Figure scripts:
=-=-=
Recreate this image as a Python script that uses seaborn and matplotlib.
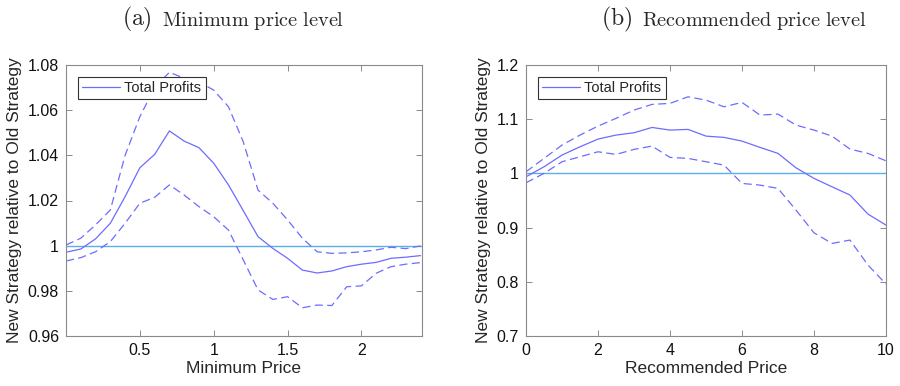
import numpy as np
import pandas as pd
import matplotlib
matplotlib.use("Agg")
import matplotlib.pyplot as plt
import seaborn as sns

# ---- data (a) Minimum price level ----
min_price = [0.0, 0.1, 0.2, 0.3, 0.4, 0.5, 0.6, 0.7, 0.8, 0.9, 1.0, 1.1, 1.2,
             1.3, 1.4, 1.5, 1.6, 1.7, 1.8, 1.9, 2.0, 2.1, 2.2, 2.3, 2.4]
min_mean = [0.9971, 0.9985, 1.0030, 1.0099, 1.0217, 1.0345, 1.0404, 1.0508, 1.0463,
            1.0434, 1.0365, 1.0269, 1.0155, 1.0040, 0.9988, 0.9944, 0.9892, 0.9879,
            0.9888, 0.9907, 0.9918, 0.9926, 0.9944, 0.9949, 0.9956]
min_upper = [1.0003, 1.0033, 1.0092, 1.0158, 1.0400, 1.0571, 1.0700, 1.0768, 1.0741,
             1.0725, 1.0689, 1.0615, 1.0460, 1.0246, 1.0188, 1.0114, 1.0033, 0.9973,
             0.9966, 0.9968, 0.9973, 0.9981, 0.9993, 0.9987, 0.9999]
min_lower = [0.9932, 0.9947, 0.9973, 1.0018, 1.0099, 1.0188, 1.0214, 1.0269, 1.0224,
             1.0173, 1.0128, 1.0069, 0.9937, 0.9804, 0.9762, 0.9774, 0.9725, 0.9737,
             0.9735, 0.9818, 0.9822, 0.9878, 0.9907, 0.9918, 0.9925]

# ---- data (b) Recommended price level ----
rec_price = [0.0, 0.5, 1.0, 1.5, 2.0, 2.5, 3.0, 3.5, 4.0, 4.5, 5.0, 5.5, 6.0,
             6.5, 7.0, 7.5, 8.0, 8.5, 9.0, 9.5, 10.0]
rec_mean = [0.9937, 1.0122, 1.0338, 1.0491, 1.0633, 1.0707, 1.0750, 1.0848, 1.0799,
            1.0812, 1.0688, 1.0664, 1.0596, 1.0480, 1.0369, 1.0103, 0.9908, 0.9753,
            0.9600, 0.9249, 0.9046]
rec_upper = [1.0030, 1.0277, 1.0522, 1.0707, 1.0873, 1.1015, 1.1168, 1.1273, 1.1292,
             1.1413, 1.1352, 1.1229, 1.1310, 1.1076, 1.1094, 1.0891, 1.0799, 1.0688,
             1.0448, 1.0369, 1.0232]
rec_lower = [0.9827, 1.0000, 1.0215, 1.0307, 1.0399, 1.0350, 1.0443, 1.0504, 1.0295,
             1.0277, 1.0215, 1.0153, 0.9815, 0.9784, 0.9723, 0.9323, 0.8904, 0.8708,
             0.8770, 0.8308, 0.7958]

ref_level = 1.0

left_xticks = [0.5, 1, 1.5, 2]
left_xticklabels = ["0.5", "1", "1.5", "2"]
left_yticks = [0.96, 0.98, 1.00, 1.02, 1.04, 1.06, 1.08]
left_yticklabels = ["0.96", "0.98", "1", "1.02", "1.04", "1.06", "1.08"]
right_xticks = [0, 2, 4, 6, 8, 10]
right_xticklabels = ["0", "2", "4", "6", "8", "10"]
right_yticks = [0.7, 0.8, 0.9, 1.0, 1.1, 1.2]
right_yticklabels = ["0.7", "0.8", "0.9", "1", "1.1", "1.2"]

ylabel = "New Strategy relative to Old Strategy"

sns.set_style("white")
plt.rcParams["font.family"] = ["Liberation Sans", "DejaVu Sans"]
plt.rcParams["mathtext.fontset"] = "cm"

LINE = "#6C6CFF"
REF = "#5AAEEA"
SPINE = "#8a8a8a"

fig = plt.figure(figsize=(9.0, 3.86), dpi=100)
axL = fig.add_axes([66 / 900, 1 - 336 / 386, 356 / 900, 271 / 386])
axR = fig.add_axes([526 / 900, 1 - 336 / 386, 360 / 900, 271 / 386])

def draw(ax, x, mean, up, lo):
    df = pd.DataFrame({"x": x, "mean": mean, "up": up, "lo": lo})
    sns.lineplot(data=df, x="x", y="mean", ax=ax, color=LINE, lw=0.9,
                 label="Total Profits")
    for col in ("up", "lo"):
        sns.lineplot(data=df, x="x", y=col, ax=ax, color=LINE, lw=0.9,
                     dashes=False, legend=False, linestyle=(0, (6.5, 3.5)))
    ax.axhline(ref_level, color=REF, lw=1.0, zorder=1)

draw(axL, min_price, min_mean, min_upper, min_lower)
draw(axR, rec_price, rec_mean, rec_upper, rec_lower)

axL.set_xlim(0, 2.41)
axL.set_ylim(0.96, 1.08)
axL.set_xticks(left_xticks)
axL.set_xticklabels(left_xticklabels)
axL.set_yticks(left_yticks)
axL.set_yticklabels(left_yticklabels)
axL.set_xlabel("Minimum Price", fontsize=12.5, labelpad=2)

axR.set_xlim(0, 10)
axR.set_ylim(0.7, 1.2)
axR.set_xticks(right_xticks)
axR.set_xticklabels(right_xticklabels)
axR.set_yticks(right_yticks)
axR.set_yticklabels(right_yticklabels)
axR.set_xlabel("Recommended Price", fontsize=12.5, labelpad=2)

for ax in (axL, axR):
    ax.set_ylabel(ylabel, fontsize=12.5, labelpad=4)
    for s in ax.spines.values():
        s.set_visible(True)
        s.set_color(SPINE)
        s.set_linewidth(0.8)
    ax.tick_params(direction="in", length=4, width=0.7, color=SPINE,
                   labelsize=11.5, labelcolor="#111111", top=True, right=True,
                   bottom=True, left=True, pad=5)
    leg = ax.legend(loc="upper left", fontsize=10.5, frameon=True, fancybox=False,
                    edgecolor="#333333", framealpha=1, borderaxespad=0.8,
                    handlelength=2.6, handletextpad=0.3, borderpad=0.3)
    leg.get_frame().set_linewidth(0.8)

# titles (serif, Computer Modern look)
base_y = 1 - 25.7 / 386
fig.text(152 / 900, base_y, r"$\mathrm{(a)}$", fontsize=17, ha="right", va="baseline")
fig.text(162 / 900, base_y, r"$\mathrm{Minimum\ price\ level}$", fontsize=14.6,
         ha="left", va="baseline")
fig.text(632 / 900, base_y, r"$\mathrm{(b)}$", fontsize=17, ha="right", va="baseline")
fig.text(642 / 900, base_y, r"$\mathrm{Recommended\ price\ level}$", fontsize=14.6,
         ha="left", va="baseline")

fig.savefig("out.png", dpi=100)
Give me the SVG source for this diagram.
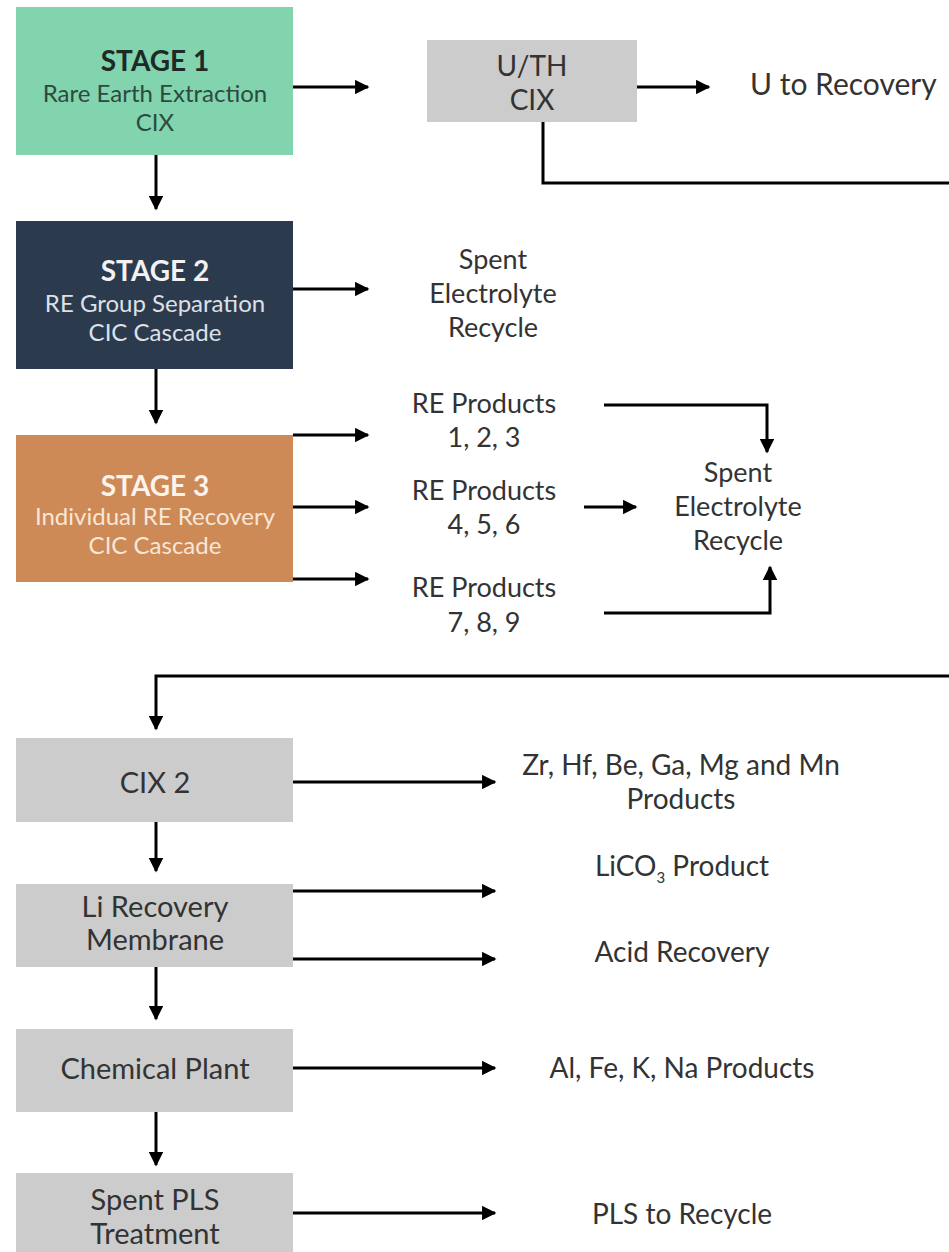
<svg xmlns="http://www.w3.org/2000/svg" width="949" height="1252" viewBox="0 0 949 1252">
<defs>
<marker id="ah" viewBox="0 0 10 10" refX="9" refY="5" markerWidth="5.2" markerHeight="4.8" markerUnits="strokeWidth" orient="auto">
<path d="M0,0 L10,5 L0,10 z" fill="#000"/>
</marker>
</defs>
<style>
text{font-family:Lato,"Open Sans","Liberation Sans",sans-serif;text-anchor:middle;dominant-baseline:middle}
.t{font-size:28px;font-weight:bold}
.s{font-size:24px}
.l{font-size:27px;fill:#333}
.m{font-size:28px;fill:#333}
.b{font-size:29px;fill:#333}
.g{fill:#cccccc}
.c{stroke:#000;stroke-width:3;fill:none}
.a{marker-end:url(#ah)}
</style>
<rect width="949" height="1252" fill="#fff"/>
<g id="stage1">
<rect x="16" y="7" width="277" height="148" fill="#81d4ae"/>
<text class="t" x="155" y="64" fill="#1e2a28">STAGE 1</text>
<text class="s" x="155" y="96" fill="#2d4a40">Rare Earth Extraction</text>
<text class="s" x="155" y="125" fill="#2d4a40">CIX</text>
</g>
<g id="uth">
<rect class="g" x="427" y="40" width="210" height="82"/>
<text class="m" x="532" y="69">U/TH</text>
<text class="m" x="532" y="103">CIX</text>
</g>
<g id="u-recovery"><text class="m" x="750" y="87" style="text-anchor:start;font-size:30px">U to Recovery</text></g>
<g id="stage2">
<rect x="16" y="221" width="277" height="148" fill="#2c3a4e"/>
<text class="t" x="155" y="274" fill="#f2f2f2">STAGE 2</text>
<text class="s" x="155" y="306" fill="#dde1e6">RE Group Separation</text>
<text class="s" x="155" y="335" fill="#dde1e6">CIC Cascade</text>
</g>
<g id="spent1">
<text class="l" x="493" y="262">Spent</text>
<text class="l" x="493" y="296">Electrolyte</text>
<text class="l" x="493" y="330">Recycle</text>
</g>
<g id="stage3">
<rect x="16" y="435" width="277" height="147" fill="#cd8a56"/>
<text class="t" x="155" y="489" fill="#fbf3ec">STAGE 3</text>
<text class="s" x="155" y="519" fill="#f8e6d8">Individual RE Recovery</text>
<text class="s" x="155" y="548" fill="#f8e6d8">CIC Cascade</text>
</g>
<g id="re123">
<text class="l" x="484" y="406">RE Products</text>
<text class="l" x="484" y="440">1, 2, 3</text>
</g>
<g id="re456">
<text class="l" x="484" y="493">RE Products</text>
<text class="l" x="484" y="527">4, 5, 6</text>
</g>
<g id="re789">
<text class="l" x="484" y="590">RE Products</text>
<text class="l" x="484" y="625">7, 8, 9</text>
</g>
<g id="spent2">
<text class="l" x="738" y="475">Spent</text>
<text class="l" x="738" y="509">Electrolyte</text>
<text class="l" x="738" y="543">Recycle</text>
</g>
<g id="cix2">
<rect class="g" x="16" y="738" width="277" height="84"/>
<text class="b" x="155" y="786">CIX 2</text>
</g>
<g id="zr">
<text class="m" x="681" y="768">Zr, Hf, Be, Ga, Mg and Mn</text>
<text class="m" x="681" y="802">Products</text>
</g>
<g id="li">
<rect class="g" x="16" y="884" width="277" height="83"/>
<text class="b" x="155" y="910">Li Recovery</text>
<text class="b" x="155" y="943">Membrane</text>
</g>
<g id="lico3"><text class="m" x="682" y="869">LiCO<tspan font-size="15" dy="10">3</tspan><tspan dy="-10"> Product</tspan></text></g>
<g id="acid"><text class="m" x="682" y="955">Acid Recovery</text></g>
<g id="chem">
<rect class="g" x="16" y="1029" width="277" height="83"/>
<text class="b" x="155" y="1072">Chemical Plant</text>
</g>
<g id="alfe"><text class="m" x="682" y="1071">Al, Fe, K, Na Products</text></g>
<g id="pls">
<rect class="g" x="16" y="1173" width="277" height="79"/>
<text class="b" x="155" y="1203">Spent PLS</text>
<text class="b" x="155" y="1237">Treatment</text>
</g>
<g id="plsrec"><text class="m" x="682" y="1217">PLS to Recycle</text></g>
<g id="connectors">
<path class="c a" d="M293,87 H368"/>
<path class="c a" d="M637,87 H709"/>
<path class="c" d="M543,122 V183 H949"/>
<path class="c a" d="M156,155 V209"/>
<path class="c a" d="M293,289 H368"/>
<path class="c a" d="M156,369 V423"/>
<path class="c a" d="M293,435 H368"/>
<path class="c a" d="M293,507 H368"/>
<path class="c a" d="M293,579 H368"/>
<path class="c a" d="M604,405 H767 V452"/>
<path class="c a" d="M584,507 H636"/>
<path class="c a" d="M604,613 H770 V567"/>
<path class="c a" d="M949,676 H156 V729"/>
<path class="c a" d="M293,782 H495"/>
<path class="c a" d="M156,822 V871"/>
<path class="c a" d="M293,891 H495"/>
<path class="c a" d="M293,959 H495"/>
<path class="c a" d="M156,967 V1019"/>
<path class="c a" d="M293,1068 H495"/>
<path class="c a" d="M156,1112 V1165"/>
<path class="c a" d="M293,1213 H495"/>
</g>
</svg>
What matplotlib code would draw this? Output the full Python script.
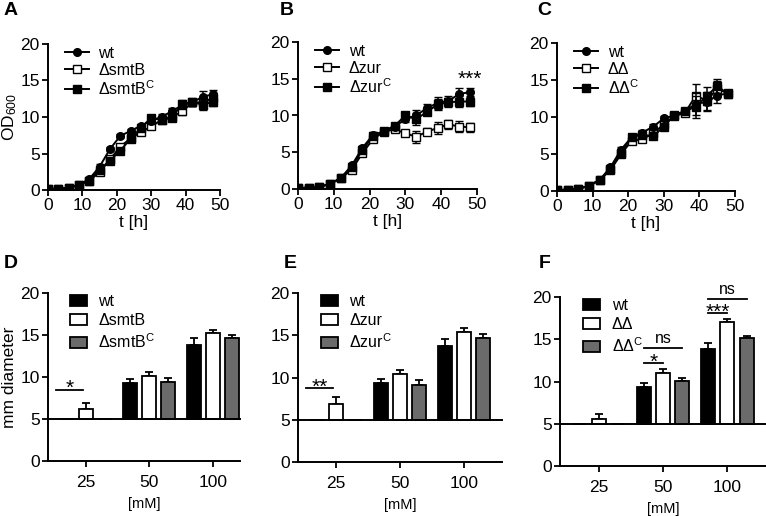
=-=-=
__Required task__. Repeat exactly the lines from the start of the entries down to the line with "import seaborn as sns", keeping both ends but none of the pictures.

__Response to the task__.
Recreate this image as a Python script that uses seaborn and matplotlib.
import numpy as np
import pandas as pd
import matplotlib
matplotlib.use("Agg")
import matplotlib.pyplot as plt
import seaborn as sns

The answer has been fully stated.